Given instruction: No pictures belong in the copy; return exactly the lines from the one with "Convert this chart to Chart.js code." through the one with "ctx.strokeRect(103.5, 566.5, 941, 35);", both ends included, and nothing else.
** BEGIN Dataset extract **
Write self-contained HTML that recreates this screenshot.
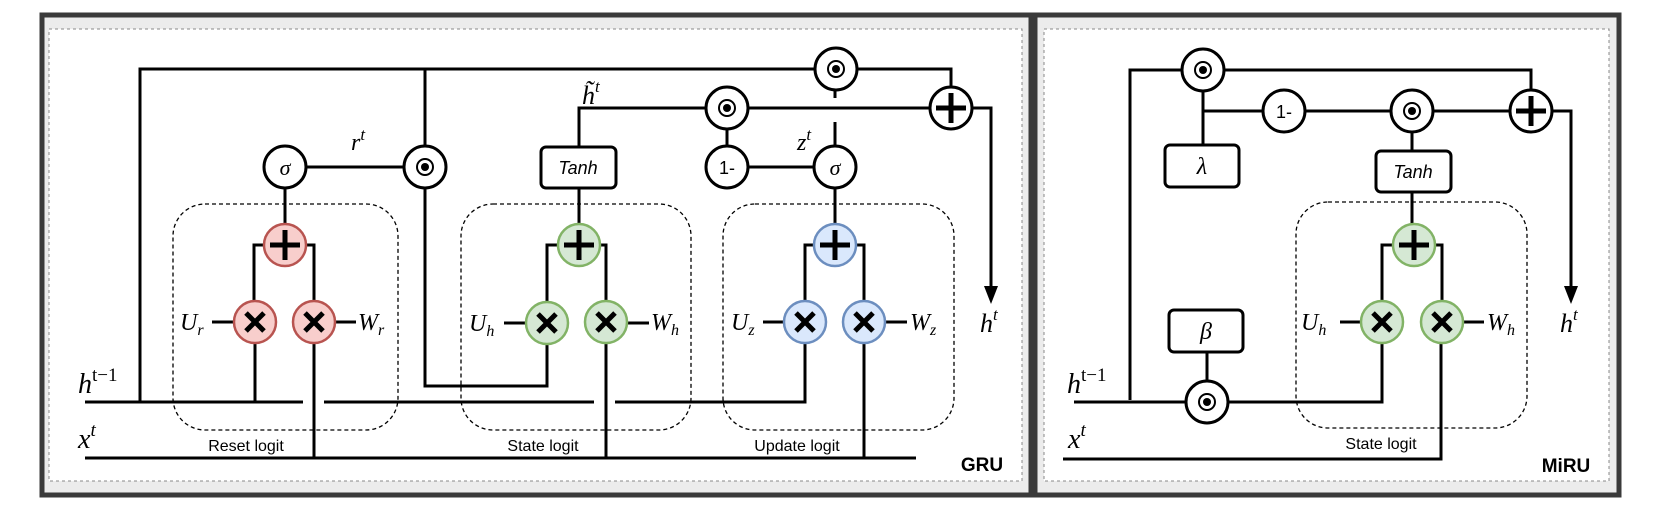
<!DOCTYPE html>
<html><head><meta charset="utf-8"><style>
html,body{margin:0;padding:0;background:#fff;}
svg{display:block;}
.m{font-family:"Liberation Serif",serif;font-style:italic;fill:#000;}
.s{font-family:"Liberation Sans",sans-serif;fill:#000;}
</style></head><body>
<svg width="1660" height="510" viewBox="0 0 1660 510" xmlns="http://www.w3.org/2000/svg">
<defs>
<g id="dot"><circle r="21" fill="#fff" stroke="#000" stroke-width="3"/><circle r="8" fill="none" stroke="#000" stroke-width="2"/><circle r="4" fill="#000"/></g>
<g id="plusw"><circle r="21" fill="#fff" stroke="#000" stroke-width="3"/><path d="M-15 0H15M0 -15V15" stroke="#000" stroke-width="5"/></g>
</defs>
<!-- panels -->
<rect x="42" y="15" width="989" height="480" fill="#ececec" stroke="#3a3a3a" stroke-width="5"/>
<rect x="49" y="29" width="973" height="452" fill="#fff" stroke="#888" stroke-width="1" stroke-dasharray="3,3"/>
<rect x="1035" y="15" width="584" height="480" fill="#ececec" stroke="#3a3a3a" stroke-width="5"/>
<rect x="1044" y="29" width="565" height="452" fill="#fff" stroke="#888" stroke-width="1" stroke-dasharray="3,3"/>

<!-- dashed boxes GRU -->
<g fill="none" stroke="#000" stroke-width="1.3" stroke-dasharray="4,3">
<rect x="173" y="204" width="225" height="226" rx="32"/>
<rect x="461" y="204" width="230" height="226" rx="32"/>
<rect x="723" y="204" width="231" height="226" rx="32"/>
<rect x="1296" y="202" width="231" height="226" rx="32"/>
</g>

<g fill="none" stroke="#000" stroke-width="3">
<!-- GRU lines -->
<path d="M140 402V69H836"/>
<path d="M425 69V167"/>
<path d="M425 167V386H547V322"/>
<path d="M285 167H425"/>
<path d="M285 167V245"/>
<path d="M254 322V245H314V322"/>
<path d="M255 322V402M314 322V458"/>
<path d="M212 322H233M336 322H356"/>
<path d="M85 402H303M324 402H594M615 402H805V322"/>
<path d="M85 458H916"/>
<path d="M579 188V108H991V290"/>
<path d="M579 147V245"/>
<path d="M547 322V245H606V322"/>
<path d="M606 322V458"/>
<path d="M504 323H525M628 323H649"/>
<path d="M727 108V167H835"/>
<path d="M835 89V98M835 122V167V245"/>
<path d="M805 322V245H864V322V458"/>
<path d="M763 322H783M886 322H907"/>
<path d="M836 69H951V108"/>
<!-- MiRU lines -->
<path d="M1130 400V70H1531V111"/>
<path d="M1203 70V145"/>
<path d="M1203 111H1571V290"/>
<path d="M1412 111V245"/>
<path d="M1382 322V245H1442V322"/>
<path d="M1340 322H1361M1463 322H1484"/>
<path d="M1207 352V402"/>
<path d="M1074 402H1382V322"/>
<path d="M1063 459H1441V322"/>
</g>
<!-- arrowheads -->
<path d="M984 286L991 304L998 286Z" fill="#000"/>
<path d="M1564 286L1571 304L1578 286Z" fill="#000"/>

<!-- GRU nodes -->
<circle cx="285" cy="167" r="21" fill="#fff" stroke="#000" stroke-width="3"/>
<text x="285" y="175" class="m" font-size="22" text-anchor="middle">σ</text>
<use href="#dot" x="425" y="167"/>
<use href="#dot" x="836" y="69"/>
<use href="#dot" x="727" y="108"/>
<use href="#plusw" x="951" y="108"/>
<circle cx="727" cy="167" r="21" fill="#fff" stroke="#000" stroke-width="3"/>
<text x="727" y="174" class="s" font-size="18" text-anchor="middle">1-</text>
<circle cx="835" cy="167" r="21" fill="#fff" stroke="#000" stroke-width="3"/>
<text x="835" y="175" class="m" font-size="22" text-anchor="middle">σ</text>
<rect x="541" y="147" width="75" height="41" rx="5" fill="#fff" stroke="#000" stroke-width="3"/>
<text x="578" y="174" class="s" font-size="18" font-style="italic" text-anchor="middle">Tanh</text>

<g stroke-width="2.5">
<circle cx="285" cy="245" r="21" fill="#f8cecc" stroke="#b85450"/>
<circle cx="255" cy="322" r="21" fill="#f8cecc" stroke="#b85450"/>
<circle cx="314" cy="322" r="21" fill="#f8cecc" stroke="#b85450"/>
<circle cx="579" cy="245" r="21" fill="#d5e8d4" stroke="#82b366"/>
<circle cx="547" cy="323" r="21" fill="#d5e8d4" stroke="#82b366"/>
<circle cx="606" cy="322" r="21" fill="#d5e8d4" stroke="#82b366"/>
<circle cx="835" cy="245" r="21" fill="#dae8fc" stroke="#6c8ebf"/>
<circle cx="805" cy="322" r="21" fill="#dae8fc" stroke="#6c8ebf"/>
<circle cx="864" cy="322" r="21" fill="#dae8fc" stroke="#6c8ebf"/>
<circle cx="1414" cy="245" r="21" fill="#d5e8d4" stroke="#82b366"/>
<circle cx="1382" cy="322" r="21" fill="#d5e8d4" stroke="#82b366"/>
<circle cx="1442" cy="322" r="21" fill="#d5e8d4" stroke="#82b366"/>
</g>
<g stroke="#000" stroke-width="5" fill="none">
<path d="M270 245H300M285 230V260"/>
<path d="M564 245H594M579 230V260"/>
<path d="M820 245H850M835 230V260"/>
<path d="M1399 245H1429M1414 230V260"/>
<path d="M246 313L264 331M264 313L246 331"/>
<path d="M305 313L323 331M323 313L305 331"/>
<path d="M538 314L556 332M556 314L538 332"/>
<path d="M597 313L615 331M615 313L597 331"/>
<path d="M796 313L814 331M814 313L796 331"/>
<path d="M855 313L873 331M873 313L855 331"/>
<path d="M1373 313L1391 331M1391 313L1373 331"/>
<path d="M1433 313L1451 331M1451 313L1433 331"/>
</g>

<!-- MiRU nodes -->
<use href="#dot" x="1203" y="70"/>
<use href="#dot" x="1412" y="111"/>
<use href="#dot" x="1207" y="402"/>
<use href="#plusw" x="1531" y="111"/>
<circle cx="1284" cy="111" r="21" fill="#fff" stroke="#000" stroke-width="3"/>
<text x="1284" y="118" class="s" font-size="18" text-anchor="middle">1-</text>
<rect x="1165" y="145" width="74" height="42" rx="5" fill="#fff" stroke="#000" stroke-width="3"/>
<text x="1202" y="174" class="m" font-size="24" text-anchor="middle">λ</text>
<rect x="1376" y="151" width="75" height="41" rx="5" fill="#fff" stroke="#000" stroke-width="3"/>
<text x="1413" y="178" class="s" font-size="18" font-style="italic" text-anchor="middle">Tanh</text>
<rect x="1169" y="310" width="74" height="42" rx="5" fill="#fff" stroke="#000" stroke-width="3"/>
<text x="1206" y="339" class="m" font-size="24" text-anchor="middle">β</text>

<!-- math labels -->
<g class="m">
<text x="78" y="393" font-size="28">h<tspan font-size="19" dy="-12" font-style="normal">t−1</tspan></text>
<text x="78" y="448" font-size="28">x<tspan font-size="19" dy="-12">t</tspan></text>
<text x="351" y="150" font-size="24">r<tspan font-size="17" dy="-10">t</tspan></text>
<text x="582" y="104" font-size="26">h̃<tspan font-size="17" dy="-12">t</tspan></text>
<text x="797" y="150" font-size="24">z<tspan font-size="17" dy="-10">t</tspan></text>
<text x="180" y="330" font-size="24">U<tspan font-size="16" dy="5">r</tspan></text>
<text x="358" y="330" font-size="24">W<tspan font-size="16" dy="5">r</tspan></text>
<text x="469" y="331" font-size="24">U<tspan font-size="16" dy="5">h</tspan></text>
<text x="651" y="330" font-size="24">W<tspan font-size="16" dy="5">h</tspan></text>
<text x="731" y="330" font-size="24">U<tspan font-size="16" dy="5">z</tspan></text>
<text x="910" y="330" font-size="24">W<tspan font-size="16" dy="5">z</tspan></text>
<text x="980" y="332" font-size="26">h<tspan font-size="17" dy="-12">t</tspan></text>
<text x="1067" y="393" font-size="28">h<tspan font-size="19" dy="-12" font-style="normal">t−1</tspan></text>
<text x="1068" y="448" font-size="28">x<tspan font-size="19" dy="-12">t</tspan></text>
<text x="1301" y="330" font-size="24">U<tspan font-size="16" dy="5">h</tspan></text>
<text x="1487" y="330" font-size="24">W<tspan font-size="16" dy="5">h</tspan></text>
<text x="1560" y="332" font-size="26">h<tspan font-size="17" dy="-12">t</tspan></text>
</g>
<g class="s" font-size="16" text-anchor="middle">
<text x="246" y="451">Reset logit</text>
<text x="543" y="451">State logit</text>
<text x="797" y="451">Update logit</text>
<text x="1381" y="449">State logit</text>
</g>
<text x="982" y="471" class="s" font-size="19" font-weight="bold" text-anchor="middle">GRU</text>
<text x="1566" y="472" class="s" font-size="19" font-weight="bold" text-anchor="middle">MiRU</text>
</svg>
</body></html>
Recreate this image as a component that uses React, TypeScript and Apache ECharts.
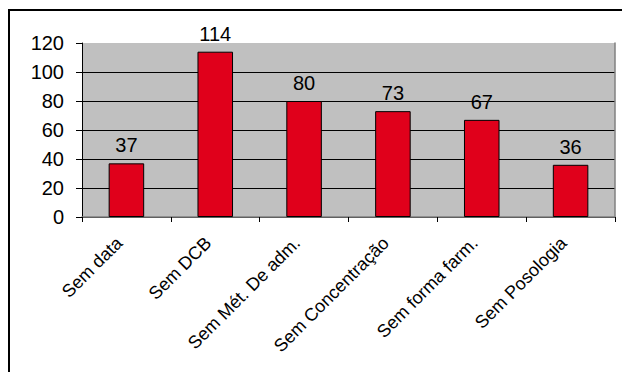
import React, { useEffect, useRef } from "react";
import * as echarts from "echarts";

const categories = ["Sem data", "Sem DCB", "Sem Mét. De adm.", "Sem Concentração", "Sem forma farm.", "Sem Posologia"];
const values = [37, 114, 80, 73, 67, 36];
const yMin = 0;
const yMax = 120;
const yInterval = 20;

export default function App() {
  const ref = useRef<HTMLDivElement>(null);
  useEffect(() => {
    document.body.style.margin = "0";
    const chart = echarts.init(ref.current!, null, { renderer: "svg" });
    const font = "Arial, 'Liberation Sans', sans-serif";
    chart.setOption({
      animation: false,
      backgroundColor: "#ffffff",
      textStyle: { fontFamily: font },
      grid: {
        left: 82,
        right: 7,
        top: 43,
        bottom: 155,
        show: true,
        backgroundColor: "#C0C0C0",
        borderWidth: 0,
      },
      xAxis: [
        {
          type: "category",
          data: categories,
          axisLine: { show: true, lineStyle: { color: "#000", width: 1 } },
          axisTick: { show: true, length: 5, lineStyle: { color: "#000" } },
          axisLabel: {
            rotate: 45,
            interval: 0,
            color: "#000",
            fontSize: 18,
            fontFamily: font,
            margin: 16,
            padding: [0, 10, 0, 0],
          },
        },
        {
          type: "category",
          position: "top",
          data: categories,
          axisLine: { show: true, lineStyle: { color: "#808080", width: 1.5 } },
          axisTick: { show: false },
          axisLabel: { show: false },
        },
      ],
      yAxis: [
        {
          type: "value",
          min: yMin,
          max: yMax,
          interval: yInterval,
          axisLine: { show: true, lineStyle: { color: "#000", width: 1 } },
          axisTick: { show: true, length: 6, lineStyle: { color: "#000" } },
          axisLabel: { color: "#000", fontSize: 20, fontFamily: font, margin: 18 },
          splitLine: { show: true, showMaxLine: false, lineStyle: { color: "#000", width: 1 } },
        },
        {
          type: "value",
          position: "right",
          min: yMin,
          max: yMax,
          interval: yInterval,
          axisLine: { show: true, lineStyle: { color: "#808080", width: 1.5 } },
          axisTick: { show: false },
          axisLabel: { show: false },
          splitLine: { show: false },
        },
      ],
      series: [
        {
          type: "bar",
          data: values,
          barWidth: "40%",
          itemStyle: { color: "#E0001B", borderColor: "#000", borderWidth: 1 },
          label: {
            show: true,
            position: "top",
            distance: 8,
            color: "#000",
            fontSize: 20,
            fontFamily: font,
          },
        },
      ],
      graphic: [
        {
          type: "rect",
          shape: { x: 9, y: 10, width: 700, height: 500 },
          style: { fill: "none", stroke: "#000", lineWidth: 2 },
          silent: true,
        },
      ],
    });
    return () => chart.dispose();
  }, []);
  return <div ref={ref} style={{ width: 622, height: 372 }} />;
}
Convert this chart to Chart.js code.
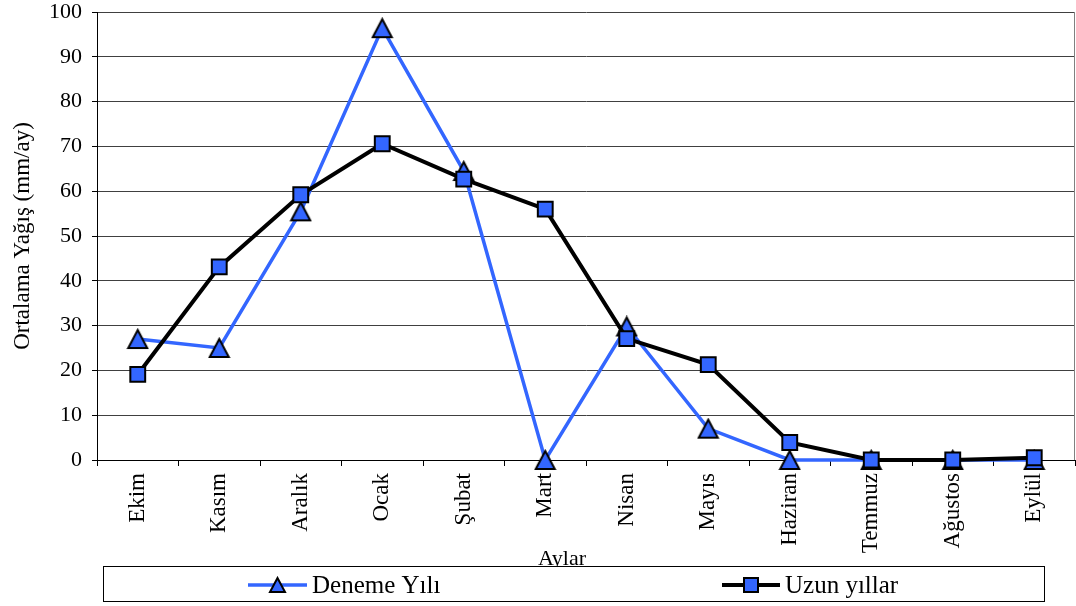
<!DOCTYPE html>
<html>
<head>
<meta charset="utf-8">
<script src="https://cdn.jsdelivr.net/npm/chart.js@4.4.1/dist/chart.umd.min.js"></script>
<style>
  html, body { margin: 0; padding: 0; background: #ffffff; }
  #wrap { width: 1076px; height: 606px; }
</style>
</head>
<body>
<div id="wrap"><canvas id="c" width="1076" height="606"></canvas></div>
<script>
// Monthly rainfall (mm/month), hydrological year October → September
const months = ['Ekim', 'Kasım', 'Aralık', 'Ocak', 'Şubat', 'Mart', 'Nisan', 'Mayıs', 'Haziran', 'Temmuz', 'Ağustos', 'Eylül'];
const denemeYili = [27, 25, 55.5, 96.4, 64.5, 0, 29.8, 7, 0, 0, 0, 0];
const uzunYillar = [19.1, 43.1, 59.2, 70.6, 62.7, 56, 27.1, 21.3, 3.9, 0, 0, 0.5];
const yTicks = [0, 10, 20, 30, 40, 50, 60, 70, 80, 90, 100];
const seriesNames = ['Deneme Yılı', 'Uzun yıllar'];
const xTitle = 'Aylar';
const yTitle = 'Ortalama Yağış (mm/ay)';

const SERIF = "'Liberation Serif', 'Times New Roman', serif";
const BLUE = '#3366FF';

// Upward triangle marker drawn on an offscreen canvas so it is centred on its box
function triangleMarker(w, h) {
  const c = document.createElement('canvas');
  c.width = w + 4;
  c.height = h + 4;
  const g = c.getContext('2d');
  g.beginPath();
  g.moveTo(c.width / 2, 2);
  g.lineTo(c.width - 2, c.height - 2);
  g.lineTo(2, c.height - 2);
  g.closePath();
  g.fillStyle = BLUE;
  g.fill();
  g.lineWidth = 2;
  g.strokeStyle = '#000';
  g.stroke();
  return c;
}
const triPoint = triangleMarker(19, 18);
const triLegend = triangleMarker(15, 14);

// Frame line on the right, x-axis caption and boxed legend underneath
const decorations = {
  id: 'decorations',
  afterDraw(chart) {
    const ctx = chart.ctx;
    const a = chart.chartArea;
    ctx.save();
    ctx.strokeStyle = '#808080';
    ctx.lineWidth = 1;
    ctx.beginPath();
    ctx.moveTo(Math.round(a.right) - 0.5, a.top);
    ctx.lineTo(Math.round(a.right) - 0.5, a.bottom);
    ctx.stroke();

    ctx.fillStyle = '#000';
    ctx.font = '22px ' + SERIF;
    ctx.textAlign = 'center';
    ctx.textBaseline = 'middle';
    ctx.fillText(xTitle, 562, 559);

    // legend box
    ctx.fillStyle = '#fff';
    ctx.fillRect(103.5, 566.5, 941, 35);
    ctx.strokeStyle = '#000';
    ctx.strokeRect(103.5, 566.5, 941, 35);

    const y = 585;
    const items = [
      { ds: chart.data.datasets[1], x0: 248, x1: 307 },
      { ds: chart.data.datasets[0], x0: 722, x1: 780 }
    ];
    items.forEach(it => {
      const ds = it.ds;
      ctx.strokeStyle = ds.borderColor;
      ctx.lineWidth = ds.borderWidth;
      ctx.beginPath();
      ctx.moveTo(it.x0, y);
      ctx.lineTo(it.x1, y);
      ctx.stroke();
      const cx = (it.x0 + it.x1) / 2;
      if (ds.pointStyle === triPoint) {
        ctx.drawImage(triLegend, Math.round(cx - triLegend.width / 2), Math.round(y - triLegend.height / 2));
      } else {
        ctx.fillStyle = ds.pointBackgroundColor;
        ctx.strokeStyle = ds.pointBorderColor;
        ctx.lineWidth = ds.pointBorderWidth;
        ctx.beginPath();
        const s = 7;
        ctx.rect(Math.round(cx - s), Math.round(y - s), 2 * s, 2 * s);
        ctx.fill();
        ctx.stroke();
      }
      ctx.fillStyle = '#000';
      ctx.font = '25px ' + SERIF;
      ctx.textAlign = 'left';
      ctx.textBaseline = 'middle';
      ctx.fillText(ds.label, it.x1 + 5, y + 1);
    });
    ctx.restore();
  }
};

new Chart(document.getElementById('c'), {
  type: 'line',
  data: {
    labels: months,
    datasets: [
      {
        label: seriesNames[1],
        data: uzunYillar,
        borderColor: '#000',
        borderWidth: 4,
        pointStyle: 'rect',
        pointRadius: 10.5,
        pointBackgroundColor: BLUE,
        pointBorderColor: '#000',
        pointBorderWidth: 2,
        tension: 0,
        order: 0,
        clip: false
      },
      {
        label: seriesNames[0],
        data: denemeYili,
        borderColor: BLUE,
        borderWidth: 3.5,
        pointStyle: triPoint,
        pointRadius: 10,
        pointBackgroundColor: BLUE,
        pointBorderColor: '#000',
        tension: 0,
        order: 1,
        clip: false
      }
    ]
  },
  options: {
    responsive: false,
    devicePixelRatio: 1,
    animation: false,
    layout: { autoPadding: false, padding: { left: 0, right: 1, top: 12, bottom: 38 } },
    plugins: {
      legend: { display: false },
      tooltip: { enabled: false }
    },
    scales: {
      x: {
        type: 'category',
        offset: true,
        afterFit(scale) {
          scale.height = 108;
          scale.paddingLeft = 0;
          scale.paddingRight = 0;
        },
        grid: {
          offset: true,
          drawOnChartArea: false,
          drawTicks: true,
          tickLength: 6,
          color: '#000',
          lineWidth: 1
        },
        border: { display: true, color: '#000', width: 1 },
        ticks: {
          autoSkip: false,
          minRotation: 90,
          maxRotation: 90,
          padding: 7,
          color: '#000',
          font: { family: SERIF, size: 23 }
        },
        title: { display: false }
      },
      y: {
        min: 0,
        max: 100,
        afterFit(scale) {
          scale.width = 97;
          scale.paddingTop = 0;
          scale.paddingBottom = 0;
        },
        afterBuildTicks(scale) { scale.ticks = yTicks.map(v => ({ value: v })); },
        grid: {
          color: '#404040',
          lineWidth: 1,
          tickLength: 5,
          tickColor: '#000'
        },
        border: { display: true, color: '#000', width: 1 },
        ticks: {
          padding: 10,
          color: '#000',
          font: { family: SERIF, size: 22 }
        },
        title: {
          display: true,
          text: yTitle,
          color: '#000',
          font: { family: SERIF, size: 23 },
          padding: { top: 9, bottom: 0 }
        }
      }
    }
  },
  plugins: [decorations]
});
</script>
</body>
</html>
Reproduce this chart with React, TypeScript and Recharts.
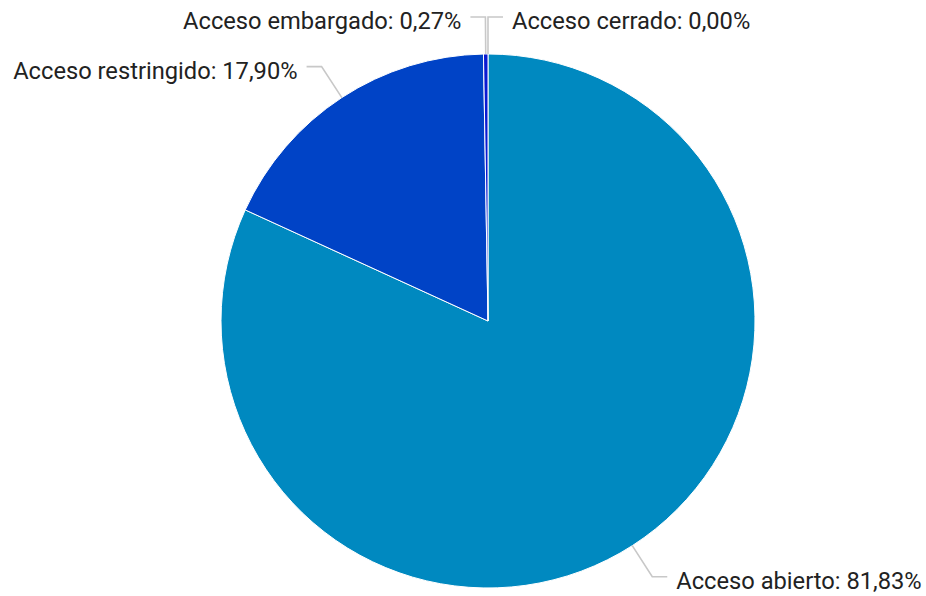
** END Dataset extract **
Worked solution:
Convert this chart to Chart.js code.
<!DOCTYPE html>
<html>
<head>
<meta charset="utf-8">
<script src="https://cdn.jsdelivr.net/npm/chart.js@4.4.1/dist/chart.umd.min.js"></script>
<style>
  html, body { margin: 0; padding: 0; background: #ffffff; }
  #wrap { width: 1076px; height: 606px; }
</style>
</head>
<body>
<div id="wrap"><canvas id="c" width="1076" height="606"></canvas></div>
<script>
// Monthly rainfall (mm/month), hydrological year October → September
const months = ['Ekim', 'Kasım', 'Aralık', 'Ocak', 'Şubat', 'Mart', 'Nisan', 'Mayıs', 'Haziran', 'Temmuz', 'Ağustos', 'Eylül'];
const denemeYili = [27, 25, 55.5, 96.4, 64.5, 0, 29.8, 7, 0, 0, 0, 0];
const uzunYillar = [19.1, 43.1, 59.2, 70.6, 62.7, 56, 27.1, 21.3, 3.9, 0, 0, 0.5];
const yTicks = [0, 10, 20, 30, 40, 50, 60, 70, 80, 90, 100];
const seriesNames = ['Deneme Yılı', 'Uzun yıllar'];
const xTitle = 'Aylar';
const yTitle = 'Ortalama Yağış (mm/ay)';

const SERIF = "'Liberation Serif', 'Times New Roman', serif";
const BLUE = '#3366FF';

// Upward triangle marker drawn on an offscreen canvas so it is centred on its box
function triangleMarker(w, h) {
  const c = document.createElement('canvas');
  c.width = w + 4;
  c.height = h + 4;
  const g = c.getContext('2d');
  g.beginPath();
  g.moveTo(c.width / 2, 2);
  g.lineTo(c.width - 2, c.height - 2);
  g.lineTo(2, c.height - 2);
  g.closePath();
  g.fillStyle = BLUE;
  g.fill();
  g.lineWidth = 2;
  g.strokeStyle = '#000';
  g.stroke();
  return c;
}
const triPoint = triangleMarker(19, 18);
const triLegend = triangleMarker(15, 14);

// Frame line on the right, x-axis caption and boxed legend underneath
const decorations = {
  id: 'decorations',
  afterDraw(chart) {
    const ctx = chart.ctx;
    const a = chart.chartArea;
    ctx.save();
    ctx.strokeStyle = '#808080';
    ctx.lineWidth = 1;
    ctx.beginPath();
    ctx.moveTo(Math.round(a.right) - 0.5, a.top);
    ctx.lineTo(Math.round(a.right) - 0.5, a.bottom);
    ctx.stroke();

    ctx.fillStyle = '#000';
    ctx.font = '22px ' + SERIF;
    ctx.textAlign = 'center';
    ctx.textBaseline = 'middle';
    ctx.fillText(xTitle, 562, 559);

    // legend box
    ctx.fillStyle = '#fff';
    ctx.fillRect(103.5, 566.5, 941, 35);
    ctx.strokeStyle = '#000';
    ctx.strokeRect(103.5, 566.5, 941, 35);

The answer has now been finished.